Daniel Ortega tightens screws on opponents as Nicaragua polls loom.

Veteran Nicaraguan strongman Daniel Ortega has taken advantage of the Christmas lull to tighten the screws on opponents to his regime as he seeks his fourth consecutive term in office in 2021.

Nicaragua’s National Assembly, which the former Sandinista guerrilla controls, passed a law barring “traitors” from standing for or holding public office, which came into force last week – a move critics say is another blatant attempt to outlaw opposition candidates after a string of other hardline laws passed in recent months.

At the same time, the government has been menacing independent media in the country. It plastered posters over the former headquarters of television stations and human rights groups, whose buildings it has occupied for the past two years, claiming they now belonged to the health ministry and would become drug and alcohol addiction or maternity centres.

“The conclusion from all this is that Ortega knows he cannot win competitive elections,” said Carlos Fernando Chamorro, whose news magazine Confidencial and TV show Esta Semana were among those with buildings targeted.

He called the action the latest step in a campaign launched two years ago, when armed police ransacked his offices and those of 100% Noticias, a TV news channel. They have since prevented their owners from entering. Miguel Mora, founder of 100% Noticias, was jailed but has been released, and Chamorro spent nearly a year in exile.

Critics say Ortega (75), who has been in power since 2007 and has led the Central American country for 24 of the past 41 years, is seeking to bulldoze his way to a fourth consecutive presidential victory at the ballot box in November next year.

Nicaragua’s president Daniel Ortega and commander-in-chief of the Nicaraguan army, Gen Julio Aviles, during a ceremony on February 21st, 2020. Photograph: INTI OCON/AFP via Getty Images

Nicaragua’s president Daniel Ortega and commander-in-chief of the Nicaraguan army, Gen Julio Aviles, during a ceremony on February 21st, 2020. Photograph: INTI OCON/AFP via Getty Images

The veteran rebel, who first took power after the Sandinista revolution that overthrew the US-backed dictator Anastasio Somoza in 1979 and rules with his wife and vice-president, Rosario Murillo, has increasingly sought to quash dissent since fatal riots in 2018 that rocked his regime.

Terrorist acts

José Miguel Vivanco, Americas director at Human Rights Watch, an advocacy group, said that with the anti-“traitor” law in force “there is little to no hope of free and fair elections in Nicaragua”.
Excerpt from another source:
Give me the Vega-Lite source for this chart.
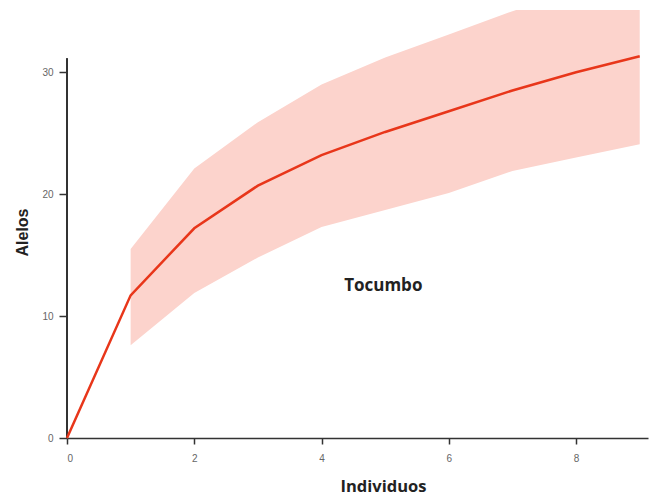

The Organisation of American States has also weighed in, saying the law trampled international norms and commitments and should be struck down.

The legislation, called the Law for the Defence of the Rights of the People to Independence, Sovereignty and Self-Determination for Peace. included only a vague definition of what constituted treason, including leading or financing a coup, inciting terrorist acts or supporting foreign sanctions. The US currently has sanctions on 27 Nicaraguans with ties to the Ortega government, including Gustavo Porras, speaker of the National Assembly.
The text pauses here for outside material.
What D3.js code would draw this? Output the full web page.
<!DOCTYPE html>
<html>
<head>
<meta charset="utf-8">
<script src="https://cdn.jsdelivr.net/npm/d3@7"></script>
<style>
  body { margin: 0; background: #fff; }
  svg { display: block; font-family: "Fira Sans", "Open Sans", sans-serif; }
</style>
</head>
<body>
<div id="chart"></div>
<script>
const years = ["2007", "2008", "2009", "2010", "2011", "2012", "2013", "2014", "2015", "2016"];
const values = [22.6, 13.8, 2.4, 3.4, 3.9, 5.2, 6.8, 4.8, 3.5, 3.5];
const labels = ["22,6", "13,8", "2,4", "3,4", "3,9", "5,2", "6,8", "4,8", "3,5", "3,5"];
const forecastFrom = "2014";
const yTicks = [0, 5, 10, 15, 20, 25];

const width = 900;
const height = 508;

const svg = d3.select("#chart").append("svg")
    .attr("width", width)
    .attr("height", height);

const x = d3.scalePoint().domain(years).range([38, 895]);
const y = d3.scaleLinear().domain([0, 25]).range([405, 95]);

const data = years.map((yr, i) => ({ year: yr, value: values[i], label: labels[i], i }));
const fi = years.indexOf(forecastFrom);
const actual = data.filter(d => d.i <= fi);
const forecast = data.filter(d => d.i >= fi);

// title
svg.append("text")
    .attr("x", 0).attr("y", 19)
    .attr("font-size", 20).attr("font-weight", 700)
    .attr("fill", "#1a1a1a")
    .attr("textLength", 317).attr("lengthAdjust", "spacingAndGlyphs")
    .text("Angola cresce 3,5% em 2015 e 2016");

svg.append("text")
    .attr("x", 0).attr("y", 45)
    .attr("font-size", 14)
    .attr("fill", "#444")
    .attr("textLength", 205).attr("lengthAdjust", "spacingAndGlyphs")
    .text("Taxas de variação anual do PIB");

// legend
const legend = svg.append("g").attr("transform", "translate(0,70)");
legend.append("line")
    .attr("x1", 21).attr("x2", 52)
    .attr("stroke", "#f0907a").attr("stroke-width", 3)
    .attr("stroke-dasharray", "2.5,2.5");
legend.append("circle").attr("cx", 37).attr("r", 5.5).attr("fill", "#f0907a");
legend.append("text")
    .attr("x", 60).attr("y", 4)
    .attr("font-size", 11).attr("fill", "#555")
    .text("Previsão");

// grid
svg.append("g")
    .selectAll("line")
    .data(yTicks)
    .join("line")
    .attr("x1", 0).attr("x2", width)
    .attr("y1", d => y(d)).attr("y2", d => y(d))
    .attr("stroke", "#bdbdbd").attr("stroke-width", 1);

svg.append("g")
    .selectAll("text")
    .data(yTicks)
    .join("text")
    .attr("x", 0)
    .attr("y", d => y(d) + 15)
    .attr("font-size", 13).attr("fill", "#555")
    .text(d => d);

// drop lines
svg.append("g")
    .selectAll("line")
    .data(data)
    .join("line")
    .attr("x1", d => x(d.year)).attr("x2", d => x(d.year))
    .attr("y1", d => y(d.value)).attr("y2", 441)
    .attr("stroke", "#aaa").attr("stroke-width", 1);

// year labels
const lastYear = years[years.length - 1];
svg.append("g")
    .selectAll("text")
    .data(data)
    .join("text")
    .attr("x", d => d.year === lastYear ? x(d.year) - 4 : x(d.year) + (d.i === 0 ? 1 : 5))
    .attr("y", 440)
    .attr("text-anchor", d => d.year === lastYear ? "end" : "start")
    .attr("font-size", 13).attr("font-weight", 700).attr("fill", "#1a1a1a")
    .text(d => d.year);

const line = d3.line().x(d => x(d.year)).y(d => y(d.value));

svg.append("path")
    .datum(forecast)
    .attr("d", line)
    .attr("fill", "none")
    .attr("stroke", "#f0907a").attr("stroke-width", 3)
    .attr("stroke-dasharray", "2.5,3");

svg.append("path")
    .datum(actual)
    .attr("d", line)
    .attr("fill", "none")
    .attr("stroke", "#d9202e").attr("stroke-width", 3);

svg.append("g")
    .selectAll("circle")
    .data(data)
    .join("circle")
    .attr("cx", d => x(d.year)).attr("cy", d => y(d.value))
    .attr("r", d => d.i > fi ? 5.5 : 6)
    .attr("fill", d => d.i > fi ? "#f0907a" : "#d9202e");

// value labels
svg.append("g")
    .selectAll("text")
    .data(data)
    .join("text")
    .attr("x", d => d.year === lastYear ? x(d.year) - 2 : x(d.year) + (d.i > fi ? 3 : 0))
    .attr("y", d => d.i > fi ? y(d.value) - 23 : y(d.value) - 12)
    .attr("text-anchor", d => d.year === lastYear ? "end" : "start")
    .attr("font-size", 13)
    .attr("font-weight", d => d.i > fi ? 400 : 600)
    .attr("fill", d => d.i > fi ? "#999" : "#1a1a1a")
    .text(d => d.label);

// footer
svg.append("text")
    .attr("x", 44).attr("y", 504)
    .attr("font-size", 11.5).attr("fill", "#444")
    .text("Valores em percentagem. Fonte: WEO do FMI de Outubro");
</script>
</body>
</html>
“If this law is not overturned, in 2021 we won’t be facing valid and legitimate elections but ones in which the will of the regime will be imposed on the legitimate will and right of the people of Nicaragua to ... a change of government by democratic, legitimate and transparent means,” said Alexa Zamora, a member of the National Blue and White Unity, one of the country’s main opposition blocs.

Sandinista deputy Edwin Castro holds a book of the Nicaraguan constitution during an extraordinary session in parliament for the approval of the the Law for the Defence of the Rights of the People to Independence, Sovereignty and Self-Determination for Peace. Photograph: Jorge Torres/EPA

Sandinista deputy Edwin Castro holds a book of the Nicaraguan constitution during an extraordinary session in parliament for the approval of the the Law for the Defence of the Rights of the People to Independence, Sovereignty and Self-Determination for Peace. Photograph: Jorge Torres/EPA

“At the end of the day, if he was in a strong position, he would not take these measures to seek to consolidate state repression even further,” said Juan Sebastián Chamorro, executive director of the Civic Alliance, another leading opposition group and a cousin of the Confidencial editor.
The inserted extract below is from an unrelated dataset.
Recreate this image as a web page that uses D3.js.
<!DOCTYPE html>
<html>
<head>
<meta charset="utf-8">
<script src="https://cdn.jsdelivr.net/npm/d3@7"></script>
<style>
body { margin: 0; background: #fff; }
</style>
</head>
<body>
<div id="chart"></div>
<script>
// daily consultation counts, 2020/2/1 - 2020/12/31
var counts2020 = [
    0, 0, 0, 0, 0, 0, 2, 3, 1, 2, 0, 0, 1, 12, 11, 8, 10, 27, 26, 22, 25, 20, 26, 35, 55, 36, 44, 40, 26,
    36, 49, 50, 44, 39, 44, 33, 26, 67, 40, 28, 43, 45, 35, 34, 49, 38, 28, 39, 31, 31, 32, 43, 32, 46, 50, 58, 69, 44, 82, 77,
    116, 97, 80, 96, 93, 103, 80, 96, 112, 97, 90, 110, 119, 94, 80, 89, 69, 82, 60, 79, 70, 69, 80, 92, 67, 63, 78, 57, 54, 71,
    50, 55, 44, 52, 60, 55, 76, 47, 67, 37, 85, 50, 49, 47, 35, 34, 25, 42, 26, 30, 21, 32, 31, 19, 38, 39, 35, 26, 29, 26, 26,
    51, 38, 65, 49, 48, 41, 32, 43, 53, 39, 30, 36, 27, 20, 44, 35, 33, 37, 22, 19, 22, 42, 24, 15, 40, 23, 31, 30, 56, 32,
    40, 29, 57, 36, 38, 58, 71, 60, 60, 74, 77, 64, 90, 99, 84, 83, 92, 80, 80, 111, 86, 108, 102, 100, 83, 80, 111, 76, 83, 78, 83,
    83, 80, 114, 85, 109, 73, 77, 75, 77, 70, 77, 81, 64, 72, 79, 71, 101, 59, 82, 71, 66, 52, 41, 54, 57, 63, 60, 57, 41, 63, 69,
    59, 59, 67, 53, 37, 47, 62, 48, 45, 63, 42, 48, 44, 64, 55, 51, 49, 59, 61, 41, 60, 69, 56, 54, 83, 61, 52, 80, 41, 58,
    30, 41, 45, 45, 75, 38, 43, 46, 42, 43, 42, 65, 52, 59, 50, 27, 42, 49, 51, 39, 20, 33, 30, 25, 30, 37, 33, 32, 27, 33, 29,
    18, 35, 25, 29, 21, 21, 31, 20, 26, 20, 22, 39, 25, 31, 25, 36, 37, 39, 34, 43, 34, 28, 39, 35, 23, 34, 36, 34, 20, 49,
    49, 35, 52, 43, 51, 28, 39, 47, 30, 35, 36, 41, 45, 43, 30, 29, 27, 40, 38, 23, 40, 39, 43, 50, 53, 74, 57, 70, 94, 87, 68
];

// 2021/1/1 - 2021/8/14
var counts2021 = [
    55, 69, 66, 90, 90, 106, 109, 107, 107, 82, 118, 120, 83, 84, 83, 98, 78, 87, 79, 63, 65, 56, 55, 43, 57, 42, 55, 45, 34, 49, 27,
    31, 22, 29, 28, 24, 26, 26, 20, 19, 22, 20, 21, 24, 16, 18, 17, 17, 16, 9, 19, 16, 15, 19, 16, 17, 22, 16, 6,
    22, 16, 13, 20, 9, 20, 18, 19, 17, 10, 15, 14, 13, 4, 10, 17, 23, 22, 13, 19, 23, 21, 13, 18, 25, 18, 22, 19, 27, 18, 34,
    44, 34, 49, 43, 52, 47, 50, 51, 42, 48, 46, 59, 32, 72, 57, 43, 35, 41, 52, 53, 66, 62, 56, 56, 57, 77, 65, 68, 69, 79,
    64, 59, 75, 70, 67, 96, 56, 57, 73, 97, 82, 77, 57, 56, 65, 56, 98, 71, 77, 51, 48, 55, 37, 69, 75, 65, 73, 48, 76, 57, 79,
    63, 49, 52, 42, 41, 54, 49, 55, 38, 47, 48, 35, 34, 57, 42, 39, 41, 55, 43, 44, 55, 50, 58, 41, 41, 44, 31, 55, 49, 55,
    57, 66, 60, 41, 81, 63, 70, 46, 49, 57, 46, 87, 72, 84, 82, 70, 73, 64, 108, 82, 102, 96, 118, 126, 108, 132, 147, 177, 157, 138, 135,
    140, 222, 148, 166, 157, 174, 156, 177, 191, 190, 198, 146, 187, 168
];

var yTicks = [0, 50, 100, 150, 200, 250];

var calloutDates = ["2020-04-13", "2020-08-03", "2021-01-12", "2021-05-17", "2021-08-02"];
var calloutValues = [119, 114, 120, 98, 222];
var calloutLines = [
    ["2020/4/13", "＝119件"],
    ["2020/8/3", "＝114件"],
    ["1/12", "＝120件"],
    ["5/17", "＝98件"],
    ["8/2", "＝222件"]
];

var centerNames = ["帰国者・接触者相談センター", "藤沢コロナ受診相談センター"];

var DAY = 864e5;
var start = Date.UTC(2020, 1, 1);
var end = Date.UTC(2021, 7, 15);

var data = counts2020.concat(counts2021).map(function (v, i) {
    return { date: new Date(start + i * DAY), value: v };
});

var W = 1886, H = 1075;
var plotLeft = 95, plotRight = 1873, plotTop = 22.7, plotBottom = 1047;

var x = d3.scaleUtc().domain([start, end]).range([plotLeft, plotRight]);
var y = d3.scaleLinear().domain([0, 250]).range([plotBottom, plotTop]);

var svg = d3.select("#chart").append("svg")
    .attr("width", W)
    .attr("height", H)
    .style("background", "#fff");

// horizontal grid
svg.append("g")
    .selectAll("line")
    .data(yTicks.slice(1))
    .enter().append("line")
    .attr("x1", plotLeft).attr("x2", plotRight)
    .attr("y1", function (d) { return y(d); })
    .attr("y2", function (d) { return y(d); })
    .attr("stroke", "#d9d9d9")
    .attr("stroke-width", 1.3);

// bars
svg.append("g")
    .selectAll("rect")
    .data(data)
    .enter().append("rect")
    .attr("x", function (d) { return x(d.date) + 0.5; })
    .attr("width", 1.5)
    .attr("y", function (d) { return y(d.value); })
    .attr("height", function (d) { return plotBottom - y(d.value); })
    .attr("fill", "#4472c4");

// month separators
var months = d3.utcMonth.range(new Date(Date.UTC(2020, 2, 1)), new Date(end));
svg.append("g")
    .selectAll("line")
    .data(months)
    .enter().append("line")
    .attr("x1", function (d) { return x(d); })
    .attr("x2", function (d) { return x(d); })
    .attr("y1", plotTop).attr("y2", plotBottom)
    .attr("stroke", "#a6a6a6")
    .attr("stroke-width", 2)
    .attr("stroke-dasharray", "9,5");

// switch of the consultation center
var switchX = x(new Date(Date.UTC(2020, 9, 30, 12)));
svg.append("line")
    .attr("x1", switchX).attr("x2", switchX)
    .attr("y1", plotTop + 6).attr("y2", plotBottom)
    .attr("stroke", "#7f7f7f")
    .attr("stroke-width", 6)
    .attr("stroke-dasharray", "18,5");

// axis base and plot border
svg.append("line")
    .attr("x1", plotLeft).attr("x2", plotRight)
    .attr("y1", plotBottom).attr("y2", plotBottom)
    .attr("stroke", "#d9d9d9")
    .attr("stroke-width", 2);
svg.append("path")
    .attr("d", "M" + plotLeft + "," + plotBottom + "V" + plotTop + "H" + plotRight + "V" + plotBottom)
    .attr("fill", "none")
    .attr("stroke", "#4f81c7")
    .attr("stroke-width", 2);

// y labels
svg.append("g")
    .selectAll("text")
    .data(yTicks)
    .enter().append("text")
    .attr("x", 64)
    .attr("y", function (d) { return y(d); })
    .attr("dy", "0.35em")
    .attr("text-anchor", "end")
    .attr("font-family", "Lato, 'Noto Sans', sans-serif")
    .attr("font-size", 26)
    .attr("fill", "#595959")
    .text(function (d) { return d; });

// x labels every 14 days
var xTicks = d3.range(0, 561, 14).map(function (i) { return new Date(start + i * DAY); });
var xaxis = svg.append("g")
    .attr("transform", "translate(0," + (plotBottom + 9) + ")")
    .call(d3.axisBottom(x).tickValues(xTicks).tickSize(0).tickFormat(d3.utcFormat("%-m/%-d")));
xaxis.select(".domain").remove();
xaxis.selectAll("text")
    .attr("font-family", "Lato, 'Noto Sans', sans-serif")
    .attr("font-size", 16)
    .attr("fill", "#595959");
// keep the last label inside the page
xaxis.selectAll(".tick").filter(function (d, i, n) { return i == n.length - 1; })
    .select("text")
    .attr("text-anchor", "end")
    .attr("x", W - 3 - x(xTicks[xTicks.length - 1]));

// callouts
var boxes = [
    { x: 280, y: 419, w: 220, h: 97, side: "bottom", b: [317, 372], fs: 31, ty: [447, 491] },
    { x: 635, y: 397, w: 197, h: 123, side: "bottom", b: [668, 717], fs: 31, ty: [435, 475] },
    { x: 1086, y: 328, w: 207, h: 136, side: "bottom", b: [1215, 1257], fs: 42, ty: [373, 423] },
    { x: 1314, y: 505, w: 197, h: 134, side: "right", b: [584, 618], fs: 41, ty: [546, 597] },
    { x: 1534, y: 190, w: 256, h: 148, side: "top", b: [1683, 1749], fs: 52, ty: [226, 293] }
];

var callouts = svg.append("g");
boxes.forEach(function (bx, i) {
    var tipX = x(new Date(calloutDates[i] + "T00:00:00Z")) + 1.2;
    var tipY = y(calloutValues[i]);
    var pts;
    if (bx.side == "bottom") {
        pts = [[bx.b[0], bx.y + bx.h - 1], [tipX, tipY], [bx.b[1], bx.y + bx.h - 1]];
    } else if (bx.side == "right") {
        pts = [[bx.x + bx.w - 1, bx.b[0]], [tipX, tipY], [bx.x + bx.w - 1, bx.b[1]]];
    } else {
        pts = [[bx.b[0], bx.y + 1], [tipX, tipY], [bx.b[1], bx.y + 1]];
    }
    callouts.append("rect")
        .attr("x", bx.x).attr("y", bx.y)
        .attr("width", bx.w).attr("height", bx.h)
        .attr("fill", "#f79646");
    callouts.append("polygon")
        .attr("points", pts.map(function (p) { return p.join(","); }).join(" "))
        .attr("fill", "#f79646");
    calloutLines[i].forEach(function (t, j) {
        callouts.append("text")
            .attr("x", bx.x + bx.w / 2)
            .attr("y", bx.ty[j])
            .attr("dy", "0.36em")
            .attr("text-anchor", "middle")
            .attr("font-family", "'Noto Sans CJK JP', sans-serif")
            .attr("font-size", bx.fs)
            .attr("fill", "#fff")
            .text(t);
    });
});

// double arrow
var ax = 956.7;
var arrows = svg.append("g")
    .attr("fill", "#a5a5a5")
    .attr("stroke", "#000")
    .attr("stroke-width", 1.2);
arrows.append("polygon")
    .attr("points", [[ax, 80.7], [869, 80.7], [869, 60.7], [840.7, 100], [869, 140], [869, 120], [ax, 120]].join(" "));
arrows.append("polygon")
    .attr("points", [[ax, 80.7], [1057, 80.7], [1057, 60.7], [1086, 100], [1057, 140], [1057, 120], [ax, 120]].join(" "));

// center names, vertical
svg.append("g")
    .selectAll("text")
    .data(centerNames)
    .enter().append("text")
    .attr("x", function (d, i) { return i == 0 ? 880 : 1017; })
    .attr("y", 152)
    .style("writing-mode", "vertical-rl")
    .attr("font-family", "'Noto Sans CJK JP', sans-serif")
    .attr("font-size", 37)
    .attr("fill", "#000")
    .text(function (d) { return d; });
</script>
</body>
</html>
The regime has already passed the “Putin Law”, apparently modelled on Russia’s 2012 law on foreign agents, requiring recipients of foreign funding to register with the state or face asset seizures or bans.

It has also enacted the anti-cyber crimes law, threatening jail for anyone using information technology to “spread false and/or distorted information producing alarm, terror or unease in the population”.

A third initiative, to allow life sentences for those convicted of “hate crimes”, is expected be ratified in a vote in congress in January.

The Civic Alliance’s Chamorro said the initiatives sought to demoralise and divide the opposition. He said that police had been posted to his doorstep for the past three months, to curtail his activities, and the last time he tried to leave the capital, Managua, a month ago, he was stopped and returned home.

Bayardo Arce, an economic adviser to Ortega and the only member of the 1980s ruling junta still loyal to him, has said he would meet business people in January – a move Confidencial’s Chamorro said would be “key to seeing if they will swallow an electoral farce”.